Some of you have probably heard me talk ad nauseum about my recent publicity surrounding my quotation marks blog. The whole business of that blog’s growing popularity and it’s coverage in other media has led me to think some things about circulation, new media, and how content does and doesn’t cross to a new medium. I decided to use my (less popular) blog to think through some of these issues. Sorry so rambly.
So the first thing that is interesting about my blog experience is the nature of circulation – the way website visits spike when popular blogs or websites link to it, for example. Interestingly, when Yahoo picks linked to my blog as the pick of the day my spike in visits was only average – about the same as any blog with a large readership. However, promotion in a more mainstream internet source (that is, yahoo picks gets more mainstream attention than I Blame the Patriarchy, to give one example of a website that led to a similar spike) gets the attention of a different audience. I do not believe that it is coincidental that my promotion by Yahoo was followed a few days later by contact from an Associated Press reporter.
At this point, it is interesting to discuss the way media translate. While I don’t view my website as peevology, others certainly have included it as such. The AP article, and other subsequent coverage, tended to emphasize the tone as “annoyed” even “blasting”. Many of my interviews focused on what was annoying about certain uses of language. What seemed to be lost in translation between my approach and the reception of these members of the media was my sense of playfulness. It’s my suspicion that a playful snark is the primary mode for many writers in the internet medium. Traditional journalism employs that tone less often, perhaps because of the broader audience who might misunderstand. It’s also true that by seeing this perception mediated over and over and over, it became more salient to me, and my rejection of it became more important to me.

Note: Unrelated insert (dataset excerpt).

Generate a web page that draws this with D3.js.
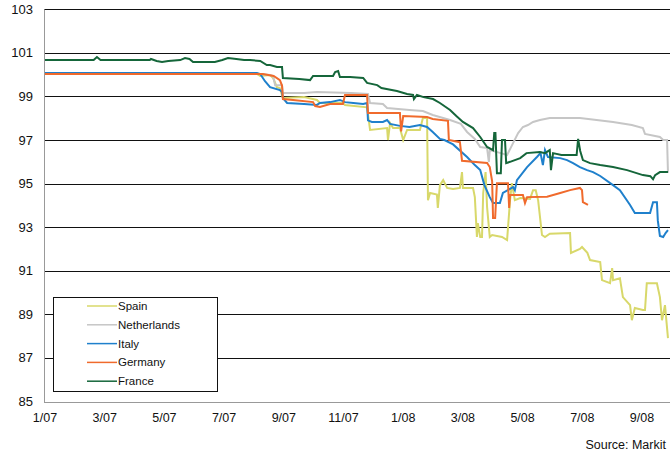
<!DOCTYPE html>
<html><head><meta charset="utf-8">
<script src="https://cdn.jsdelivr.net/npm/d3@7"></script>
<style>
body{margin:0;background:#fff;}
text{font-family:"Liberation Sans",Arial,sans-serif;}
</style></head>
<body><svg id="c" width="670" height="459"></svg>
<script>
// x = months since Jan 2007, y = price
const tickLabels = ["1/07","3/07","5/07","7/07","9/07","11/07","1/08","3/08","5/08","7/08","9/08"];
const tickPos = [0,2,4,6,8,10,12,14,16,18,20];
const yTicks = [85,87,89,91,93,95,97,99,101,103];
const seriesNames = ["Spain","Netherlands","Italy","Germany","France"];
const seriesColors = ["#d8d86a","#c6c6c6","#1f80cc","#f06a2c","#15663a"];

const spain = [[0,100.03],[7.10,100.03],[7.21,99.94],[7.54,99.98],[7.64,99.85],[7.77,99.43],[7.87,99.38],[7.97,98.93],[8.68,98.97],[9.11,98.84],[9.21,98.70],[9.98,98.70],[10.05,98.61],[10.79,98.50],[10.89,97.46],[11.46,97.55],[11.49,97.00],[11.56,97.78],[11.66,97.55],[11.89,97.55],[12.00,97.00],[12.13,97.46],[12.56,97.46],[12.66,98.01],[12.80,98.01],[12.83,94.24],[12.90,94.57],[13.13,94.50],[13.16,93.88],[13.23,94.93],[13.34,95.16],[13.47,94.80],[13.67,94.75],[13.90,94.80],[13.97,95.53],[14.00,94.80],[14.34,94.80],[14.40,94.38],[14.47,92.55],[14.50,93.19],[14.58,92.55],[14.64,92.55],[14.68,94.57],[14.76,95.53],[14.81,93.92],[14.90,92.55],[14.98,92.64],[15.31,92.55],[15.48,92.41],[15.58,94.24],[15.64,95.02],[15.74,94.24],[15.92,94.34],[16.25,94.30],[16.35,94.70],[16.44,94.70],[16.52,94.24],[16.65,92.64],[16.75,92.55],[16.91,92.70],[17.59,92.73],[17.62,91.82],[17.92,92.00],[17.99,92.09],[18.17,91.82],[18.26,91.49],[18.60,91.40],[18.66,90.57],[18.93,90.43],[19.00,91.12],[19.03,90.57],[19.26,90.66],[19.36,89.79],[19.60,89.42],[19.66,88.73],[19.76,89.29],[20.03,89.20],[20.10,89.20],[20.16,90.43],[20.50,90.43],[20.60,89.79],[20.67,88.73],[20.77,89.42],[20.87,87.91]];

const netherlands = [[0,100.03],[7.21,100.03],[7.54,99.98],[7.64,99.94],[7.71,99.52],[7.94,99.52],[7.97,99.16],[8.68,99.16],[9.11,99.20],[10.25,99.16],[10.82,99.11],[10.89,98.70],[11.32,98.65],[11.46,98.47],[12.21,98.38],[12.66,98.33],[12.99,98.15],[13.57,97.92],[13.93,97.74],[14.14,97.37],[14.40,97.05],[14.58,96.68],[14.81,96.63],[14.87,95.99],[14.90,96.54],[15.27,96.40],[15.48,96.31],[15.68,96.86],[15.85,97.32],[16.01,97.60],[16.18,97.69],[16.35,97.83],[16.58,97.92],[16.91,98.01],[17.92,98.01],[18.48,97.92],[19.03,97.83],[19.66,97.69],[20.03,97.55],[20.10,97.28],[20.60,97.14],[20.71,97.00],[20.84,97.00],[20.87,95.5]];

const italy = [[0,100.08],[7.10,100.08],[7.21,100.03],[7.37,99.70],[7.54,99.43],[7.87,99.29],[7.94,99.20],[7.97,98.93],[8.11,98.70],[8.68,98.65],[9.11,98.61],[9.21,98.70],[9.55,98.74],[9.88,98.84],[10.05,98.74],[10.33,98.70],[10.66,98.65],[10.79,98.70],[10.82,97.90],[10.95,97.83],[11.32,97.83],[11.46,97.92],[11.56,97.74],[11.89,97.65],[12.21,97.60],[12.56,97.69],[12.80,97.60],[12.99,97.37],[13.23,97.05],[13.38,97.00],[13.67,96.80],[14.14,96.22],[14.40,95.85],[14.58,95.62],[14.72,94.93],[14.90,94.38],[15.01,94.11],[15.24,94.11],[15.34,94.57],[15.68,94.84],[15.74,94.70],[15.81,95.16],[16.15,95.76],[16.48,96.22],[16.60,96.40],[16.68,95.85],[16.75,96.54],[16.85,96.22],[17.26,96.17],[17.49,96.08],[17.69,95.94],[17.92,95.76],[18.16,95.62],[18.36,95.53],[18.60,95.35],[19.03,94.93],[19.26,94.70],[19.60,94.02],[19.76,93.65],[20.27,93.65],[20.37,94.15],[20.50,94.15],[20.53,93.30],[20.60,92.60],[20.71,92.55],[20.79,92.73],[20.87,92.87]];

const germany = [[0,100.03],[7.30,100.03],[7.66,99.94],[7.87,99.75],[7.94,99.5],[7.97,98.88],[8.31,98.84],[8.98,98.74],[9.05,98.56],[9.21,98.52],[9.55,98.65],[9.98,98.65],[10.05,99.07],[10.79,99.07],[10.82,98.24],[11.89,98.24],[11.93,97.40],[12.00,98.10],[12.80,98.06],[12.99,97.97],[13.50,97.88],[13.53,97.00],[13.90,96.90],[13.97,96.05],[14.81,95.95],[14.90,95.76],[14.98,95.10],[15.01,93.42],[15.08,93.42],[15.14,95.02],[15.51,95.02],[15.55,93.88],[15.58,94.48],[16.01,94.48],[16.08,94.11],[16.15,94.38],[16.82,94.40],[17.26,94.57],[17.59,94.70],[17.92,94.80],[17.99,94.70],[18.02,94.15],[18.19,94.02]];

const france = [[0,100.67],[1.63,100.67],[1.74,100.81],[1.86,100.67],[3.51,100.67],[3.55,100.72],[3.74,100.63],[3.92,100.58],[4.13,100.63],[4.53,100.67],[4.69,100.76],[4.84,100.72],[4.96,100.58],[5.69,100.58],[5.94,100.67],[6.13,100.76],[6.41,100.72],[6.67,100.67],[6.87,100.67],[7.21,100.63],[7.43,100.44],[7.54,100.44],[7.77,100.35],[7.94,100.35],[7.97,99.85],[8.52,99.80],[8.88,99.75],[8.98,99.94],[9.65,99.94],[9.72,100.12],[9.82,100.17],[9.88,99.89],[10.22,99.89],[10.66,99.85],[10.79,99.62],[11.13,99.52],[11.27,99.39],[11.79,99.25],[12.13,99.11],[12.33,99.07],[12.36,98.88],[12.46,99.07],[12.68,98.97],[13.00,98.88],[13.23,98.70],[13.57,98.38],[13.78,98.10],[14.00,97.83],[14.34,97.55],[14.58,97.14],[14.81,96.68],[15.01,96.54],[15.05,97.32],[15.09,97.32],[15.14,95.48],[15.27,95.48],[15.31,97.00],[15.41,97.00],[15.45,95.94],[15.58,96.00],[15.92,96.17],[16.13,96.40],[16.58,96.45],[16.75,96.40],[16.91,96.54],[16.95,95.62],[17.02,96.40],[17.30,96.31],[17.81,96.31],[17.86,97.05],[17.93,96.50],[18.02,96.08],[18.26,95.94],[18.60,95.85],[19.03,95.76],[19.50,95.62],[20.03,95.39],[20.28,95.34],[20.37,95.20],[20.44,95.39],[20.60,95.53],[20.87,95.53]];

const seriesData = [spain, netherlands, italy, germany, france];

const svg = d3.select("#c");
const pL = 44, pR = 670, pT = 9.3, pB = 401.5;
const x = d3.scaleLinear().domain([0,20]).range([45,642]);
const y = d3.scaleLinear().domain([85,103]).range([pB, pT]);

// gridlines
svg.append("g").selectAll("line").data(yTicks.filter(d=>d>85)).join("line")
  .attr("x1",pL).attr("x2",pR)
  .attr("y1",d=>Math.round(y(d))+0.5).attr("y2",d=>Math.round(y(d))+0.5)
  .attr("stroke","#111").attr("stroke-width",1);

// axis lines
svg.append("line").attr("x1",pL+0.5).attr("x2",pL+0.5).attr("y1",pT).attr("y2",Math.round(pB)+0.5)
  .attr("stroke","#999");
svg.append("line").attr("x1",pL).attr("x2",pR).attr("y1",Math.round(pB)+0.5).attr("y2",Math.round(pB)+0.5)
  .attr("stroke","#999");

// y labels
svg.append("g").selectAll("text").data(yTicks).join("text")
  .attr("x",33).attr("y",d=>y(d)).attr("dy","0.35em")
  .attr("text-anchor","end").attr("font-size",13).attr("fill","#111")
  .text(d=>d);

// x labels
svg.append("g").selectAll("text").data(tickPos).join("text")
  .attr("x",d=>x(d)).attr("y",422)
  .attr("text-anchor","middle").attr("font-size",12.5).attr("fill","#111")
  .text((d,i)=>tickLabels[i]);

// lines
const line = d3.line().x(d=>x(d[0])).y(d=>y(d[1])).curve(d3.curveLinear);
seriesData.forEach((s,i)=>{
  svg.append("path").datum(s).attr("d",line).attr("fill","none")
    .attr("stroke",seriesColors[i]).attr("stroke-width",2).attr("stroke-linejoin","miter");
});

// legend
const lg = svg.append("g");
lg.append("rect").attr("x",53.5).attr("y",297.5).attr("width",164).attr("height",94)
  .attr("fill","#fff").attr("stroke","#111");
seriesNames.forEach((n,i)=>{
  const yy = 306 + i*18.8;
  lg.append("line").attr("x1",87).attr("x2",117).attr("y1",yy).attr("y2",yy)
    .attr("stroke",seriesColors[i]).attr("stroke-width",1.5);
  lg.append("text").attr("x",118).attr("y",yy).attr("dy","0.35em")
    .attr("font-size",11.5).attr("fill","#111").text(n);
});

svg.append("text").attr("x",666).attr("y",449).attr("text-anchor","end")
  .attr("font-size",12.5).attr("fill","#111").text("Source: Markit");
</script></body></html>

Another distinction between old and new media came through in the types of emails I received on friday when the story was mostly on web sources and saturday when it hit print. My saturday emails seemed far less aware of the conventions of the internet. On Saturday I got far more emails that didn't seem to require a response, and were not incredibly interesting (I got some interesting ones too) several of which were paranoid that I would repost their message with their email address (for the record, I never post other people's email addresses on the internet). I was left to wonder what made them go to the trouble to email me at all. Internet people, on the other hand, were more likely to be hostile. For example, on Friday someone emailed me whose entire text was "much ado about nothing" and someone else started an entire blog to talk about how I annoyed him called "people with to much time on there hands" (I'm not even kidding, with that spelling). I assign all this to jealousy.
Being the subject of this kind of coverage also leads me to think seriously about the ways individuals are mediated in one-dimensional ways. For obvious reasons, nobody cares about the parts of my life that are unrelated to quotation marks; that is to say, most of it. This is obviously also the case with other people in the news media. I find my name invoked in comparison (positive comparison, fortunately for me) to other people named only for single events in their lives.
Not that any of this is really news, but it strikes one differently when it happens on an individual level, when you know what is being selected and what isn’t.